Sir Charles Warren’s Proclamation

By the 18th September 1888 it was becoming more than apparent that the Metropolitan Police were no nearer to catching the perpetrator of the Whitechapel Murders than they had been at the beginning of the month.

As a consequence, the detectives who had been tasked with hunting down the killer were now doing so under a barrage of press criticism.

THE VICTIMS WERE POOR

One aspect that had been raised at the inquest into the death of Mary Nichols (which had taken place in Buck’s Row on the 31st August 1888) was the fact that the victims were all from the lower stratum of society and, as a consequence, it was generally believed that the crimes were not being taken as seriously as they would have been had the killings occurred in other, more affluent, parts of the Victorian Metropolis.

WHY NO REWARD?

On the 18th September the Pall Mall Gazette reported that the foreman of the inquest jury had stated his conviction that:- “if the victims had been rich instead of poor, a large reward would have been offered.”

A Punch Cartoon showing Sir Charles Warren.
A Punch Cartoon Lampooning Warren

The police, so the article went on to state, were much shocked at this statement, and the coroner told the foreman that “he had no right to make it.”

But, as the article pointed out, the foreman was only :-

“…giving expression to what is a very wide-spread belief. Ask any man in the street, or any woman in the kitchen, and that is what they will say: the murders would not have been taken so calmly – (and of “the first murder, which,” said the coroner himself, “was the most horrible of all, no notice was taken”), – had the scene of them been Mayfair instead of Whitechapel.”

The article went on to opine that readers might find it to be somewhat shocking that “people should thus suspect the law and the police of being respecters of persons.” But, “unquestionably”, the paper stated,  the suspicion existed and, because such a suspicion did exist then, “the jury did well to let the authorities know it.”

CRITICISM OF SIR CHARLES WARREN

The Gazette also directed its ire towards the man whom many newspapers were blaming for the police’s inability to bring the murderer to justice, Sir Charles Warren

As the Commissioner of the Metropolitan Police, Warren was, so many in the press – and in particular the left-leaning press – believed, a hindrance, rather than an asset, in the attempts at trying to solve the Whitechapel Murders.

SIR CHARLES WARREN’S PROCLAMATION

An image of Metropolitan Police Commissioner Sir Charles Warren.
Sir Charles Warren

To that end, the Pall Mall Gazette couldn’t resist commenting on the inadequacy of Sir Charles Warren’s stewardship of the Metropolitan Police.

Under its column “Occasional Notes”, the paper assured its readers that:-

“…we understand that the resources of the detective department at Scotland-yard are by no means yet exhausted.

The following is a proclamation which, it is said, will be issued immediately, and which, it is hoped, will in the future largely diminish the number of undetected murders.”

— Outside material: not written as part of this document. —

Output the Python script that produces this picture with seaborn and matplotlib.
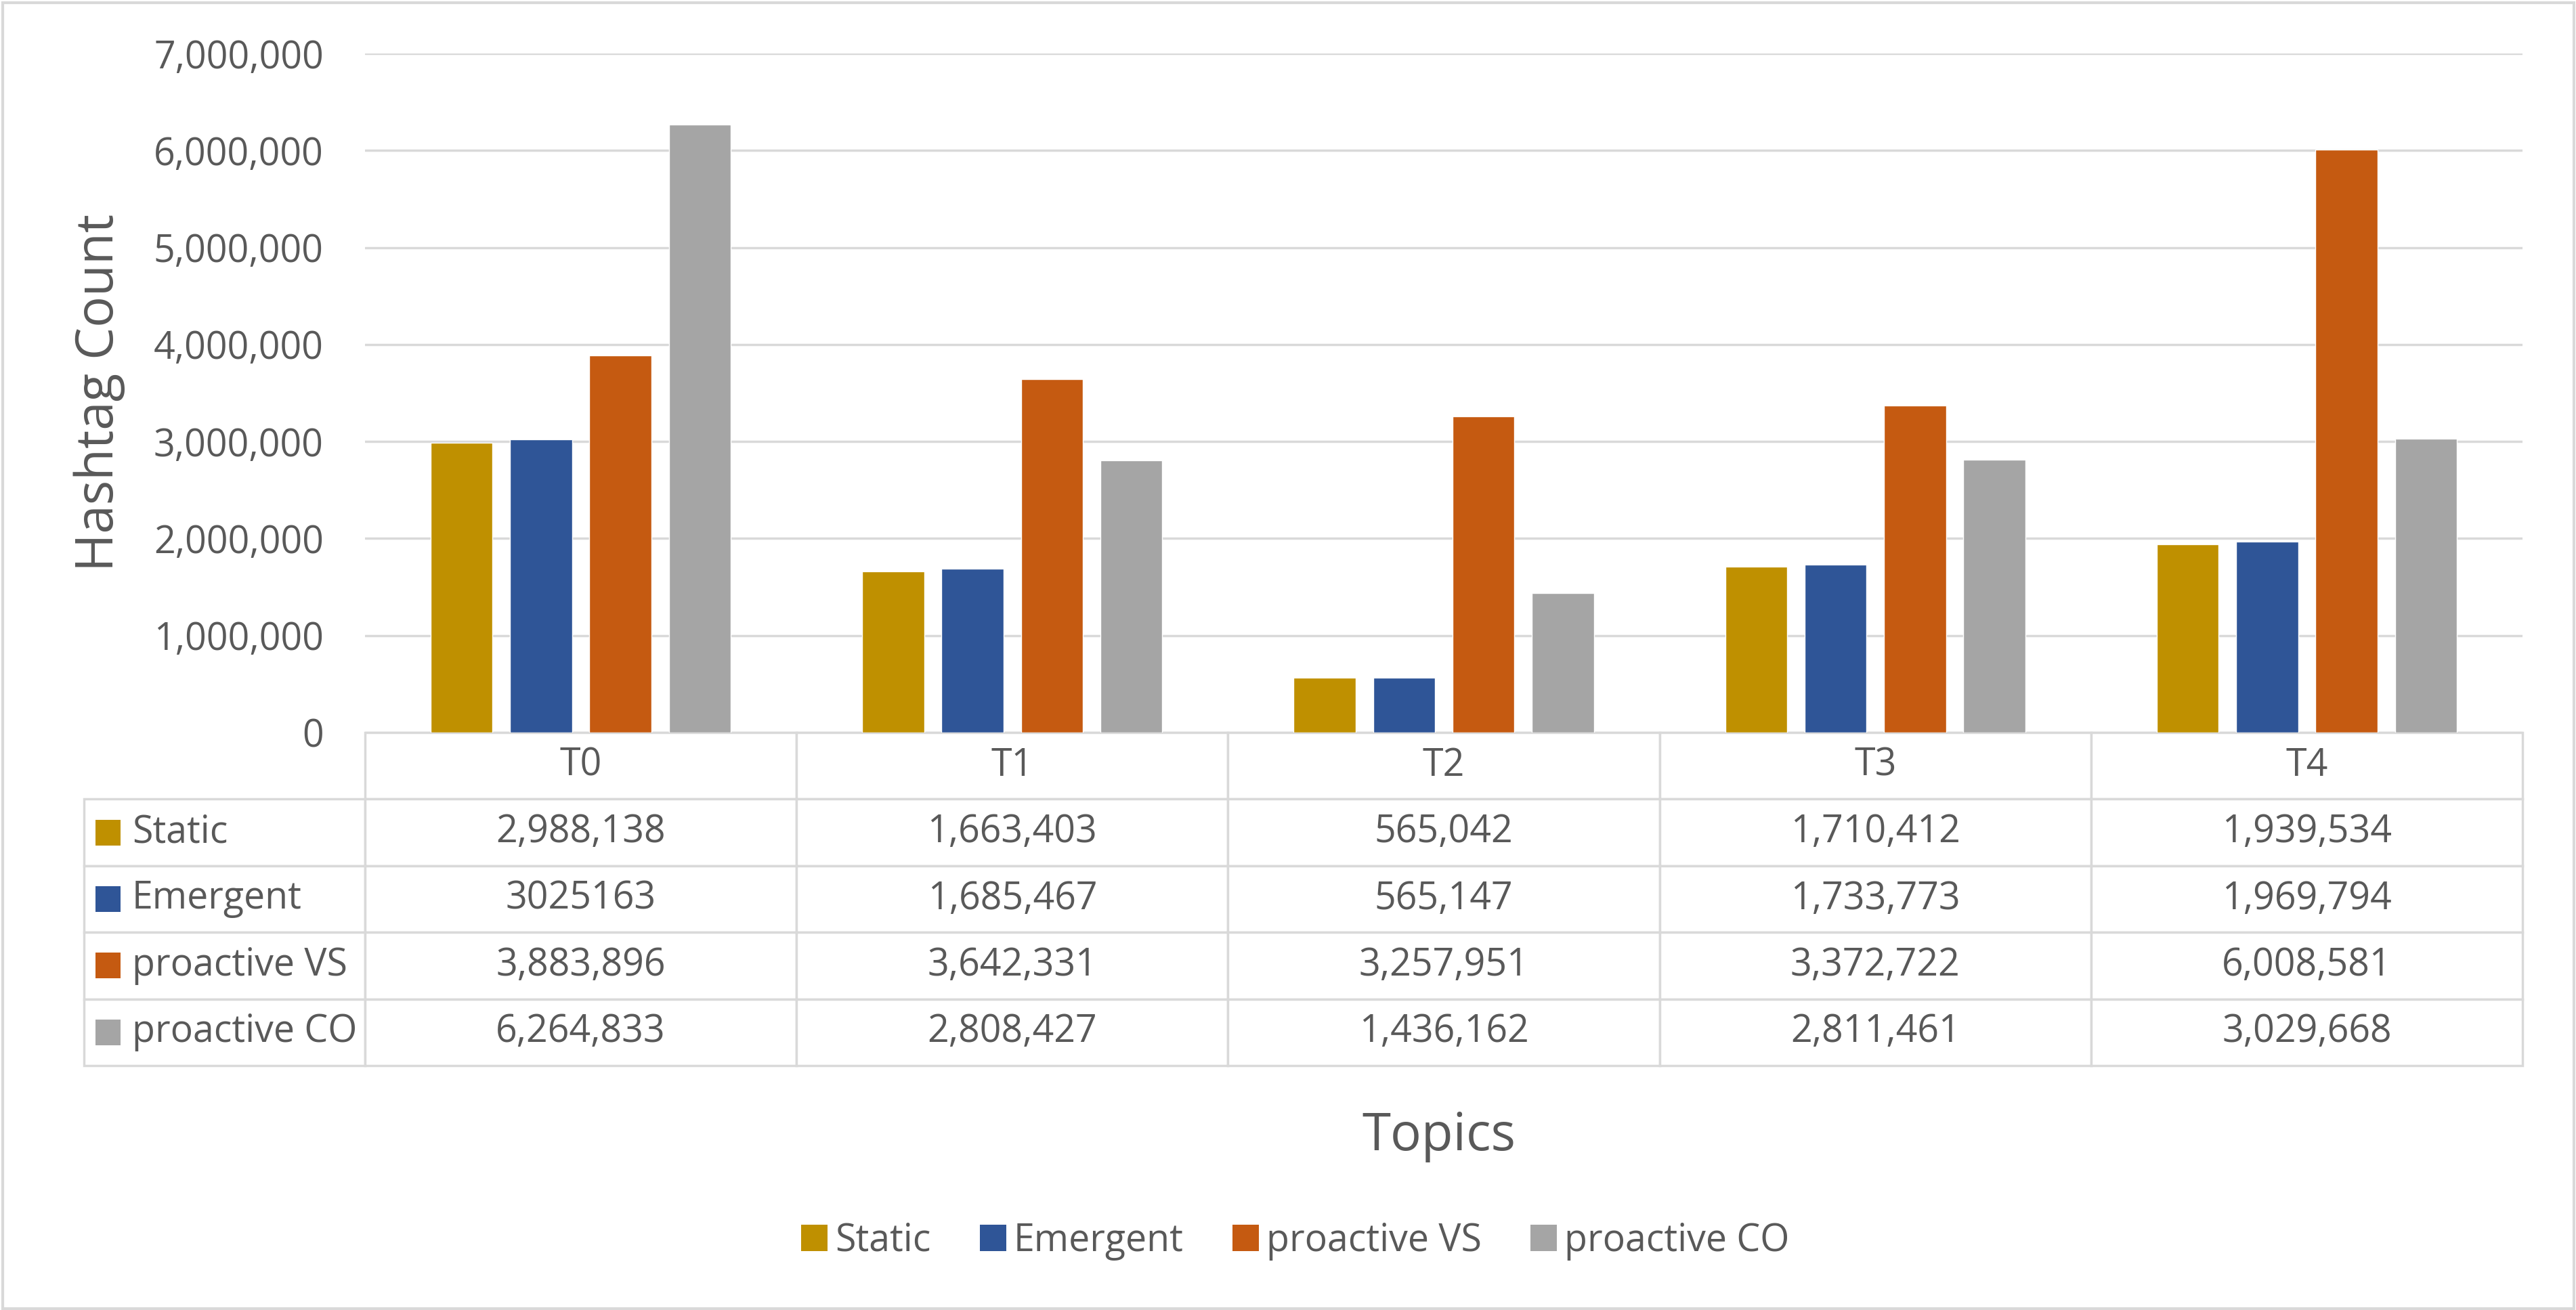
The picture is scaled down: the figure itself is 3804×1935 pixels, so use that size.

If Warren read the paper’s “proclamation” it must have made him bristle with indignation as he made his way to Scotland Yard on that particular day. Barely concealing the Gazette’s contempt for the police failures, the supposed proclamation read:-

“I, Charles Warren, hereby give notice that from and after this date, all loyal subjects are required, with the view of aiding the police in the discovery of crime, to leave on the body of any person they may have murdered their engraved or printed address card, or failing this, a paper with full name and address legibly written.

Constables will be in attendance night and day at all police-stations to receive murderers desiring to give themselves up.

A list  of the stations may be had on application.

Scotland yard, September —, 1888.”

THINGS WERE ABOUT TO GET WORSE

With hindsight, Warren may have been advised to dig in for the long haul as, over the weeks ahead, he would find himself subjected to similar sarcastic and savage maulings in many more newspapers, and not all of them left-leaning in their politics.

A cartoon showing Sir Charles Warren With Mr Puncg.
Mr Punch With Sir Charles Warren

It must have appeared to him that Jack the Ripper’s victim pool was spreading out of the slums and streets of Whitechapel and Spitalfields and into the top echelons of the Metropolitan Police!